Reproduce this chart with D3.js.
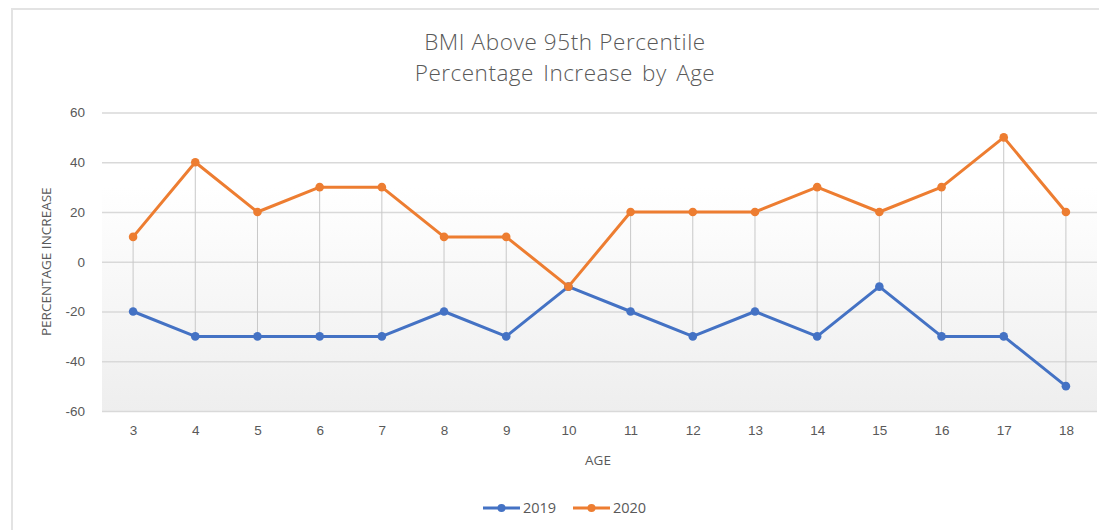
<!DOCTYPE html>
<html>
<head>
<meta charset="utf-8">
<script src="https://cdn.jsdelivr.net/npm/d3@7"></script>
<style>
  body { margin: 0; background: #fff; }
  svg { display: block; font-family: "Open Sans", sans-serif; }
</style>
</head>
<body>
<div class="linechart"></div>
<script>
// ages on the x axis
const ages = ["3", "4", "5", "6", "7", "8", "9", "10", "11", "12", "13", "14", "15", "16", "17", "18"];
const values2019 = [-20, -30, -30, -30, -30, -20, -30, -10, -20, -30, -20, -30, -10, -30, -30, -50];
const values2020 = [10, 40, 20, 30, 30, 10, 10, -10, 20, 20, 20, 30, 20, 30, 50, 20];
const yTicks = [-60, -40, -20, 0, 20, 40, 60];
const seriesNames = ["2019", "2020"];
const colors = ["#4472C4", "#ED7D31"];

const W = 1099, H = 530;
const plot = { left: 102, right: 1097, top: 112.5, bottom: 411 };

const svg = d3.select(".linechart").append("svg")
  .attr("width", W).attr("height", H);

// plot background gradient
const defs = svg.append("defs");
const grad = defs.append("linearGradient").attr("id", "bg")
  .attr("x1", 0).attr("y1", 0).attr("x2", 0).attr("y2", 1);
grad.append("stop").attr("offset", "25%").attr("stop-color", "#ffffff");
grad.append("stop").attr("offset", "100%").attr("stop-color", "#eeeeee");

// outer chart border
svg.append("rect")
  .attr("x", 12).attr("y", 9)
  .attr("width", W + 20).attr("height", H + 20)
  .attr("fill", "#fff")
  .attr("stroke", "#e3e3e3").attr("stroke-width", 2);

let x = d3.scalePoint().domain(ages).range([plot.left, plot.right]).padding(0.5);
let y = d3.scaleLinear().domain([-60, 60]).range([plot.bottom, plot.top]);

svg.append("rect")
  .attr("x", plot.left).attr("y", plot.top)
  .attr("width", plot.right - plot.left).attr("height", plot.bottom - plot.top)
  .attr("fill", "url(#bg)");

// gridlines + y tick labels (plain hyphen like the original)
const yAxis = d3.axisLeft(y).tickValues(yTicks)
  .tickFormat(d => String(d))
  .tickSize(-(plot.right - plot.left)).tickPadding(17);
svg.append("g")
  .attr("class", "y-axis")
  .attr("transform", `translate(${plot.left},0)`)
  .call(yAxis)
  .call(g => g.select(".domain").remove())
  .call(g => g.selectAll(".tick line").attr("stroke", "#d9d9d9").attr("stroke-width", 1.3))
  .call(g => g.selectAll(".tick text").attr("fill", "#595959").style("font-size", "13.5px"));

// x tick labels
const xAxis = d3.axisBottom(x).tickSize(0).tickPadding(14);
svg.append("g")
  .attr("class", "x-axis")
  .attr("transform", `translate(0,${plot.bottom})`)
  .call(xAxis)
  .call(g => g.select(".domain").remove())
  .call(g => g.selectAll(".tick text").attr("fill", "#595959").style("font-size", "13.5px"));

// high-low lines between the two series
svg.append("g").selectAll("line")
  .data(ages)
  .join("line")
  .attr("x1", d => x(d)).attr("x2", d => x(d))
  .attr("y1", (d, i) => y(Math.max(values2019[i], values2020[i])))
  .attr("y2", (d, i) => y(Math.min(values2019[i], values2020[i])))
  .attr("stroke", "#c8c8c8").attr("stroke-width", 1);

const line = d3.line().x((d, i) => x(ages[i])).y(d => y(d));
[values2019, values2020].forEach((vals, k) => {
  svg.append("path")
    .datum(vals)
    .attr("d", line)
    .attr("fill", "none")
    .attr("stroke", colors[k])
    .attr("stroke-width", 3)
    .attr("stroke-linejoin", "round");
  svg.append("g").selectAll("circle")
    .data(vals)
    .join("circle")
    .attr("cx", (d, i) => x(ages[i]))
    .attr("cy", d => y(d))
    .attr("r", 4.3)
    .attr("fill", colors[k]);
});

// titles
svg.append("text")
  .attr("x", 565).attr("y", 50)
  .attr("text-anchor", "middle")
  .attr("fill", "#595959")
  .style("font-size", "22.5px")
  .style("font-weight", 300)
  .style("letter-spacing", "0.6px")
  .text("BMI Above 95th Percentile");
svg.append("text")
  .attr("x", 565).attr("y", 81)
  .attr("text-anchor", "middle")
  .attr("fill", "#595959")
  .style("font-size", "22.5px")
  .style("font-weight", 300)
  .style("letter-spacing", "0.5px")
  .style("word-spacing", "3px")
  .text("Percentage Increase by Age");

svg.append("text")
  .attr("transform", "rotate(-90)")
  .attr("x", -(plot.top + plot.bottom) / 2).attr("y", 51)
  .attr("text-anchor", "middle")
  .attr("fill", "#595959")
  .style("font-size", "13.5px")
  .text("PERCENTAGE INCREASE");

svg.append("text")
  .attr("x", 598).attr("y", 465)
  .attr("text-anchor", "middle")
  .attr("fill", "#595959")
  .style("font-size", "13.5px")
  .text("AGE");

// legend
const legend = svg.append("g").attr("transform", "translate(483,508)");
seriesNames.forEach((name, k) => {
  const g = legend.append("g").attr("transform", `translate(${k * 90},0)`);
  g.append("line").attr("x1", 0).attr("x2", 37).attr("y1", 0).attr("y2", 0)
    .attr("stroke", colors[k]).attr("stroke-width", 3);
  g.append("circle").attr("cx", 18.5).attr("cy", 0).attr("r", 4).attr("fill", colors[k]);
  g.append("text").attr("x", 40).attr("y", 5)
    .attr("fill", "#595959").style("font-size", "14.5px").text(name);
});
</script>
</body>
</html>
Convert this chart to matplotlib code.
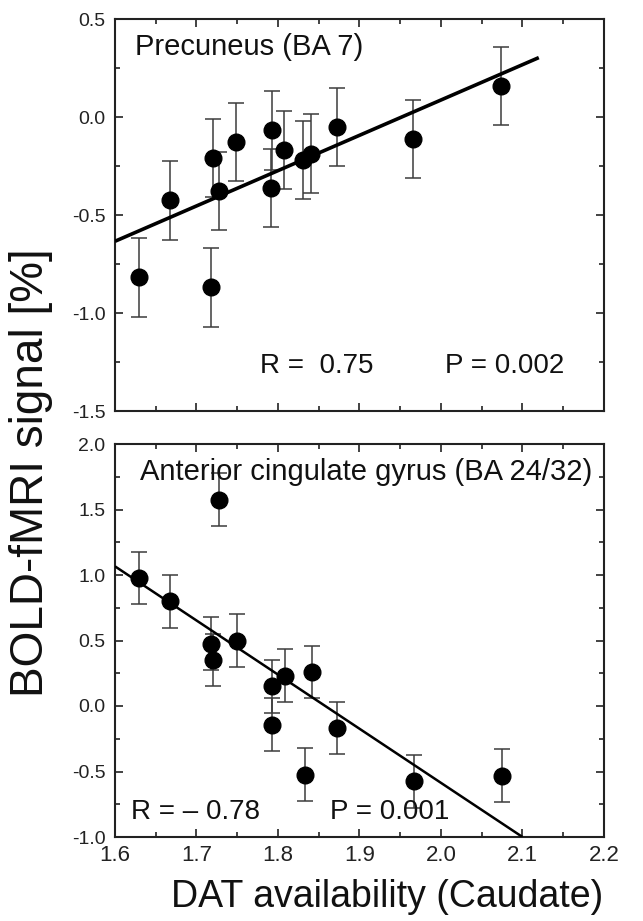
import matplotlib
matplotlib.use("Agg")
import matplotlib.pyplot as plt
from matplotlib.ticker import MultipleLocator, FormatStrFormatter

plt.rcParams['font.family'] = ['Liberation Sans', 'DejaVu Sans']
plt.rcParams['axes.unicode_minus'] = False

# ---- data ----
x_top = [1.629, 1.667, 1.720, 1.727, 1.718, 1.749, 1.793, 1.792, 1.807, 1.831, 1.841, 1.872, 1.966, 2.074]
y_top = [-0.818, -0.426, -0.210, -0.378, -0.869, -0.128, -0.068, -0.361, -0.167, -0.218, -0.187, -0.051, -0.111, 0.157]
err_top = [0.20, 0.20, 0.20, 0.20, 0.20, 0.20, 0.20, 0.20, 0.20, 0.20, 0.20, 0.20, 0.20, 0.20]
fit_top_x = [1.60, 2.12]
fit_top_y = [-0.634, 0.303]

x_bot = [1.630, 1.667, 1.718, 1.720, 1.728, 1.750, 1.793, 1.793, 1.809, 1.842, 1.872, 1.833, 1.967, 2.075]
y_bot = [0.977, 0.799, 0.476, 0.349, 1.575, 0.499, 0.150, -0.142, 0.232, 0.260, -0.168, -0.524, -0.575, -0.532]
err_bot = [0.20, 0.20, 0.20, 0.20, 0.20, 0.20, 0.20, 0.20, 0.20, 0.20, 0.20, 0.20, 0.20, 0.20]
fit_bot_x = [1.60, 2.10]
fit_bot_y = [1.066, -1.0]

title_top = "Precuneus (BA 7)"
title_bot = "Anterior cingulate gyrus (BA 24/32)"
r_top, p_top = "R =  0.75", "P = 0.002"
r_bot, p_bot = "R = \u2013 0.78", "P = 0.001"
xlabel = "DAT availability (Caudate)"
ylabel = "BOLD-fMRI signal [%]"
xlim = (1.6, 2.2)
ylim_top = (-1.5, 0.5)
ylim_bot = (-1.0, 2.0)

fig = plt.figure(figsize=(6.43, 9.21), dpi=100)
L, W = 115 / 643, 489 / 643
ax1 = fig.add_axes([L, 1 - 411 / 921, W, 392 / 921])
ax2 = fig.add_axes([L, 1 - 837 / 921, W, 393 / 921])


def style(ax, ylim, show_x):
    ax.set_xlim(*xlim)
    ax.set_ylim(*ylim)
    ax.xaxis.set_major_locator(MultipleLocator(0.1))
    ax.xaxis.set_minor_locator(MultipleLocator(0.05))
    ax.yaxis.set_major_locator(MultipleLocator(0.5))
    ax.yaxis.set_minor_locator(MultipleLocator(0.25))
    ax.yaxis.set_major_formatter(FormatStrFormatter('%.1f'))
    ax.xaxis.set_major_formatter(FormatStrFormatter('%.1f'))
    ax.tick_params(which='both', direction='in', top=True, right=True, width=1.2, color='#222222')
    ax.tick_params(which='major', length=6)
    ax.tick_params(which='minor', length=3.5)
    ax.tick_params(axis='y', which='major', labelsize=14, pad=7, labelcolor='#222222')
    ax.tick_params(axis='x', which='major', labelsize=16, pad=6, labelcolor='#222222')
    if not show_x:
        ax.tick_params(axis='x', labelbottom=False)
    for s in ax.spines.values():
        s.set_linewidth(1.5)
        s.set_color('#222222')


def panel(ax, x, y, e, fx, fy, lw):
    ax.errorbar(x, y, yerr=e, fmt='o', ms=12, mfc='black', mec='black',
                ecolor='#3c3c3c', elinewidth=1.1, capsize=6, capthick=1.1, zorder=3)
    ax.plot(fx, fy, color='black', lw=lw, zorder=4, solid_capstyle='butt')


panel(ax1, x_top, y_top, err_top, fit_top_x, fit_top_y, 2.6)
panel(ax2, x_bot, y_bot, err_bot, fit_bot_x, fit_bot_y, 1.8)
style(ax1, ylim_top, False)
style(ax2, ylim_bot, True)

ax1.text(0.041, 0.908, title_top, transform=ax1.transAxes, fontsize=21, va='baseline', color='#111111')
ax1.text(0.297, 0.097, r_top, transform=ax1.transAxes, fontsize=20, va='baseline', color='#111111')
ax1.text(0.675, 0.097, p_top, transform=ax1.transAxes, fontsize=20, va='baseline', color='#111111')

ax2.text(0.051, 0.908, title_bot, transform=ax2.transAxes, fontsize=21, va='baseline', color='#111111')
ax2.text(0.033, 0.046, r_bot, transform=ax2.transAxes, fontsize=20, va='baseline', color='#111111')
ax2.text(0.44, 0.046, p_bot, transform=ax2.transAxes, fontsize=20, va='baseline', color='#111111')

fig.text((115 + 489 / 2 + 28) / 643, 1 - 897 / 921, xlabel, fontsize=27, ha='center', va='center', color='#111111')
fig.text(31 / 643, 1 - 473 / 921, ylabel, fontsize=33, rotation=90, ha='center', va='center', color='#111111')

fig.savefig("out.png", dpi=100)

WHAT IS BEING ASKED —
Search the preceding listing for the word "matplotlib" and pull out every line that holds it.

REPLY TO THE TASK —
Convert this chart to matplotlib code.
import matplotlib
matplotlib.use("Agg")
import matplotlib.pyplot as plt
from matplotlib.ticker import MultipleLocator, FormatStrFormatter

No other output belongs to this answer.